1. Defendant Has Not Caused Undue Delay

The last day of Gomez's deposition was October 2, 2002, and on October 28, 2002, the Court denied the request for leave to continue the Gomez deposition. (See Def. Mem. in Supp. to Amend at 3, n. 2.) Upon conclusion of the Gomez deposition and review of the transcripts, Defendant submitted its Proposed Amended Answer to Plaintiff on December 4, 2002. (See id. at 3.) Relying on its own previous pleadings, Plaintiff asserts that the proposed amendment is based on facts that Defendant knew or should have known and thus should be denied. (Plaintiff's Memorandum of Law in Opposition at 6-9 citing Whelan v. Bank United of Texas, 1999 WL 285502, *2 (S.D.N.Y. 1999).) Plaintiff's previous pleadings however contained flaws and inconsistent factual allegations which the Court determined required their dismissal. The new facts alleged in the counterclaims garnered from the depositions however go well beyond the scope of activities disclosed in Plaintiff's previous pleadings. (See Defendant's Reply Memorandum at 3.) When Plaintiff refused to consent to the proposed amendment, Defendant promptly filed the current motion. (See id.) Thus, Defendant has not caused undue delay in the case. Notably, the Second Circuit has permitted amendment where leave to amend was sought and granted after significantly longer periods of time than has passed in this case. See e.g., Rachman Bag, 46 F.3d at 235 (four years was not undue delay).

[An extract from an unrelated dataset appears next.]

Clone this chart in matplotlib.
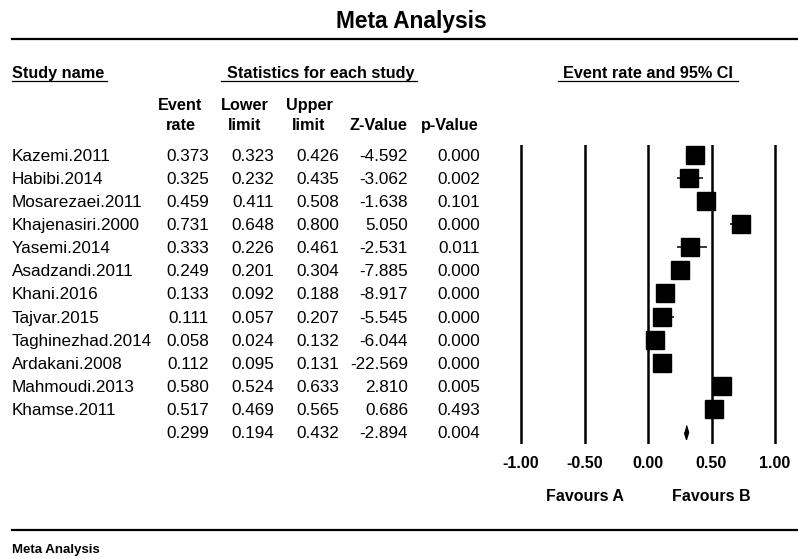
import matplotlib.pyplot as plt
from matplotlib import transforms
from matplotlib.lines import Line2D

plt.rcParams["font.family"] = ["Liberation Sans", "DejaVu Sans"]

# table rows, last row is the pooled estimate
study_names = [
    "Kazemi.2011", "Habibi.2014", "Mosarezaei.2011", "Khajenasiri.2000",
    "Yasemi.2014", "Asadzandi.2011", "Khani.2016", "Tajvar.2015",
    "Taghinezhad.2014", "Ardakani.2008", "Mahmoudi.2013", "Khamse.2011", "",
]
event_rate = [0.373, 0.325, 0.459, 0.731, 0.333, 0.249, 0.133, 0.111, 0.058, 0.112, 0.580, 0.517, 0.299]
lower_limit = [0.323, 0.232, 0.411, 0.648, 0.226, 0.201, 0.092, 0.057, 0.024, 0.095, 0.524, 0.469, 0.194]
upper_limit = [0.426, 0.435, 0.508, 0.800, 0.461, 0.304, 0.188, 0.207, 0.132, 0.131, 0.633, 0.565, 0.432]
z_value = [-4.592, -3.062, -1.638, 5.050, -2.531, -7.885, -8.917, -5.545, -6.044, -22.569, 2.810, 0.686, -2.894]
p_value = [0.000, 0.002, 0.101, 0.000, 0.011, 0.000, 0.000, 0.000, 0.000, 0.000, 0.005, 0.493, 0.004]

x_ticks = [-1.00, -0.50, 0.00, 0.50, 1.00]

W, H = 798, 559


def fx(px):
    return px / W


def fy(py):
    return 1 - py / H


fig = plt.figure(figsize=(W / 100, H / 100), dpi=100)

# forest panel: -1 at px 521, +1 at px 775
ax = fig.add_axes([fx(508.3), fy(444), (787.7 - 508.3) / W, 299 / H])
ax.set_xlim(-1.1, 1.1)
ax.set_ylim(12.52, -0.433)
ax.axis("off")

rows = list(range(len(study_names)))
n = len(study_names) - 1

for t in x_ticks:
    ax.axvline(t, color="black", lw=1.8)

ax.hlines(rows[:n], lower_limit[:n], upper_limit[:n], color="black", lw=1.1)
ax.plot(event_rate[:n], rows[:n], "s", ms=13.3, color="black")
ax.plot(event_rate[n], rows[n], marker=[(0, 1), (0.3, 0), (0, -1), (-0.3, 0)],
        ms=10, color="black", ls="none")

tick_trans = transforms.blended_transform_factory(ax.transData, fig.transFigure)
for t in x_ticks:
    ax.text(t, fy(462), f"{t:.2f}", transform=tick_trans, ha="center", va="center_baseline",
            fontsize=11.5, fontweight="bold")
ax.text(-0.5, fy(495), "Favours A", transform=tick_trans, ha="center", va="center_baseline",
        fontsize=11.5, fontweight="bold")
ax.text(0.5, fy(495), "Favours B", transform=tick_trans, ha="center", va="center_baseline",
        fontsize=11.5, fontweight="bold")

# table text
row_trans = transforms.blended_transform_factory(fig.transFigure, ax.transData)
body = dict(transform=row_trans, va="center_baseline", fontsize=12.3)
for i in rows:
    ax.text(fx(12), i, study_names[i], ha="left", **body)
    ax.text(fx(209), i, f"{event_rate[i]:.3f}", ha="right", **body)
    ax.text(fx(274), i, f"{lower_limit[i]:.3f}", ha="right", **body)
    ax.text(fx(339), i, f"{upper_limit[i]:.3f}", ha="right", **body)
    ax.text(fx(408), i, f"{z_value[i]:.3f}", ha="right", **body)
    ax.text(fx(480), i, f"{p_value[i]:.3f}", ha="right", **body)

# headers
fig.text(fx(411), fy(19), "Meta Analysis", ha="center", va="center_baseline",
         fontsize=16.4, fontweight="bold")
head = dict(va="center_baseline", fontsize=11.7, fontweight="bold")
fig.text(fx(12), fy(72), "Study name", ha="left", **head)
fig.text(fx(321), fy(72), "Statistics for each study", ha="center", **head)
fig.text(fx(648), fy(72), "Event rate and 95% CI", ha="center", **head)
fig.text(fx(180.5), fy(104), "Event", ha="center", **head)
fig.text(fx(180.5), fy(124), "rate", ha="center", **head)
fig.text(fx(245), fy(104), "Lower", ha="center", **head)
fig.text(fx(245), fy(124), "limit", ha="center", **head)
fig.text(fx(309), fy(104), "Upper", ha="center", **head)
fig.text(fx(309), fy(124), "limit", ha="center", **head)
fig.text(fx(378.5), fy(124), "Z-Value", ha="center", **head)
fig.text(fx(449.5), fy(124), "p-Value", ha="center", **head)

# rules and underlines
for x0, x1, y, lw in [(12, 798, 39, 1.6), (12, 107, 81, 0.9), (221, 417, 81, 0.9),
                      (558, 738, 81, 0.9), (12, 798, 530, 1.6)]:
    fig.add_artist(Line2D([fx(x0), fx(x1)], [fy(y), fy(y)], transform=fig.transFigure,
                          color="black", lw=lw))

fig.text(fx(12), fy(548), "Meta Analysis", ha="left", va="center_baseline", fontsize=9.5,
         fontweight="bold", family=["Liberation Sans Narrow", "Liberation Sans"])

fig.savefig("out.png", dpi=100)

2. The Amendment is Not Sought in Bad Faith

Defendant's motion to expand its allegations is a direct result of Gomez's and Salazar's admissions, and there is no evidence to suggest the motion is motivated by bad faith.

3. Defendant has Not Failed to Cure Prior Deficiencies

Failure to cure prior deficiencies is not a relevant factor here because Defendant has made no prior amendments to its Answer and Counterclaim.

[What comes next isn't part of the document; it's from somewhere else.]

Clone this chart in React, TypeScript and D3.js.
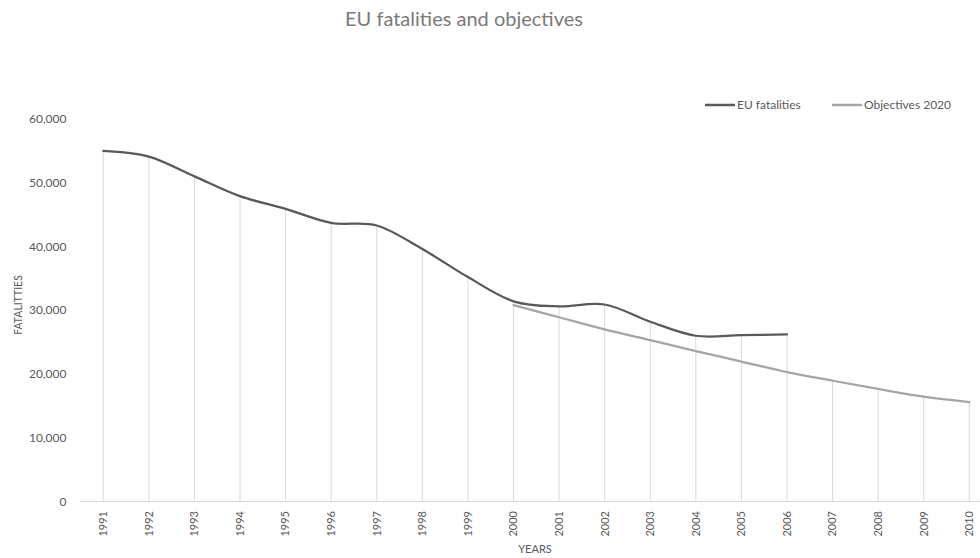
import React from "react";
import * as d3 from "d3";

const years: string[] = ["1991","1992","1993","1994","1995","1996","1997","1998","1999","2000","2001","2002","2003","2004","2005","2006","2007","2008","2009","2010"];
const euYears: string[] = ["1991","1992","1993","1994","1995","1996","1997","1998","1999","2000","2001","2002","2003","2004","2005","2006"];
const euValues: number[] = [55000,54100,51000,47900,45900,43700,43300,39600,35200,31400,30600,30900,28200,26000,26100,26200];
const objYears: string[] = ["2000","2001","2002","2003","2004","2005","2006","2007","2008","2009","2010"];
const objValues: number[] = [30800,28900,27000,25300,23600,21950,20300,18950,17650,16450,15600];
const yTicks: number[] = [0,10000,20000,30000,40000,50000,60000];

const FONT = "Lato, 'Open Sans', sans-serif";
const TEXT = "#595959";

export default function App() {
  const W = 980, H = 558;
  const x = d3.scaleBand<string>().domain(years).range([80.5, 80.5 + 45.58 * years.length]).paddingInner(0).paddingOuter(0);
  const cx = (yr: string) => (x(yr) as number) + x.bandwidth() / 2;
  const y = d3.scaleLinear().domain([0, 60000]).range([501.5, 119]);

  const euPts: [number, number][] = euYears.map((yr, i) => [cx(yr), y(euValues[i])]);
  const objPts: [number, number][] = objYears.map((yr, i) => [cx(yr), y(objValues[i])]);
  const line = d3.line<[number, number]>().curve(d3.curveCatmullRom.alpha(0));

  const dropTops = years.map((yr) => {
    const vals: number[] = [];
    const ei = euYears.indexOf(yr);
    if (ei >= 0) vals.push(euValues[ei]);
    const oi = objYears.indexOf(yr);
    if (oi >= 0) vals.push(objValues[oi]);
    return { yr, v: d3.max(vals) ?? 0 };
  });

  return (
    <svg width={W} height={H} style={{ position: "absolute", left: 0, top: 0, background: "#fff" }} fontFamily={FONT}>
      <text x={464} y={26} textAnchor="middle" fontSize={20} fill="#7a7a7a">EU fatalities and objectives</text>

      {dropTops.map((d) => (
        <line key={d.yr} x1={cx(d.yr)} x2={cx(d.yr)} y1={y(0)} y2={y(d.v)} stroke="#d9d9d9" strokeWidth={1} />
      ))}
      <line x1={80} x2={W} y1={y(0)} y2={y(0)} stroke="#d9d9d9" strokeWidth={1} />

      {yTicks.map((t) => (
        <text key={t} x={66.5} y={y(t)} dy="0.35em" textAnchor="end" fontSize={12} fill={TEXT}>{d3.format(",")(t)}</text>
      ))}
      {years.map((yr) => (
        <text key={yr} transform={`translate(${cx(yr)},${511}) rotate(-90)`} dy="0.35em" textAnchor="end" fontSize={11} fill={TEXT}>{yr}</text>
      ))}

      <text transform={`translate(18,305) rotate(-90)`} dy="0.35em" textAnchor="middle" fontSize={10.5} fill={TEXT}>FATALITTIES</text>
      <text x={535} y={553} textAnchor="middle" fontSize={11} fill={TEXT}>YEARS</text>

      <path d={line(objPts) ?? ""} fill="none" stroke="#a5a5a5" strokeWidth={2.25} strokeLinecap="round" />
      <path d={line(euPts) ?? ""} fill="none" stroke="#595959" strokeWidth={2.25} strokeLinecap="round" />

      <line x1={705} x2={735} y1={105} y2={105} stroke="#595959" strokeWidth={2.5} />
      <text x={737} y={105} dy="0.35em" fontSize={12} fill={TEXT}>EU fatalities</text>
      <line x1={832} x2={862} y1={105} y2={105} stroke="#a5a5a5" strokeWidth={2.5} />
      <text x={864} y={105} dy="0.35em" fontSize={12} fill={TEXT}>Objectives 2020</text>
    </svg>
  );
}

4. Granting the Amendment Will Not Prejudice Plaintiff

In determining what constitutes prejudice in the context of a motion to amend under Rule 15(a), the Second Circuit considers whether the assertion of the new claim would: "(i) require the opponent to expend significant additional resources to conduct discovery and prepare for trial; (ii) significantly delay the resolution of the dispute; or (iii) prevent the [opposing party] from bringing a timely action in another jurisdiction." Block v. First Blood Associates, 988 F.2d 344, 350 (2d Cir. 1993).

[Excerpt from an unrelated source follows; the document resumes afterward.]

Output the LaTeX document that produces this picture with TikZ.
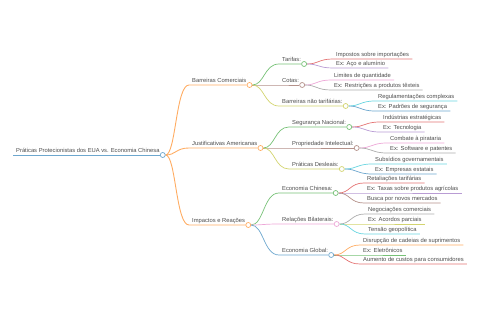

In this case, Plaintiff has yet to take any depositions of Defendant's employees, and documents relating to the alleged fraud allegations fall within existent discovery requests, as do documents relating to Plaintiff's formation and operation. (See Def. Mem. in Supp. to Amend at 5.) Furthemore, Salazar and Gomez have already been deposed regarding the subject matter of the new allegations; indeed their testimony formed the basis of the proposed amended allegations. (See id.) Thus, the proposed amendment would neither require Plaintiff to expend significant additional resources to conduct discovery and prepare for trial, nor significantly delay the resolution of the dispute. There is no suggestion that the proposed amendment would prevent Plaintiff from bringing a timely action in another jurisdiction.

5. The Amendment is Not Futile

Defendant's proposed amended counterclaims sufficiently plead facts to support the allegations, and in the Court's view are not futile.


Due to the liberal rules governing the amendments of pleadings and the forgoing reasons, Defendant's motion to amend its Answer and Counterclaim is granted.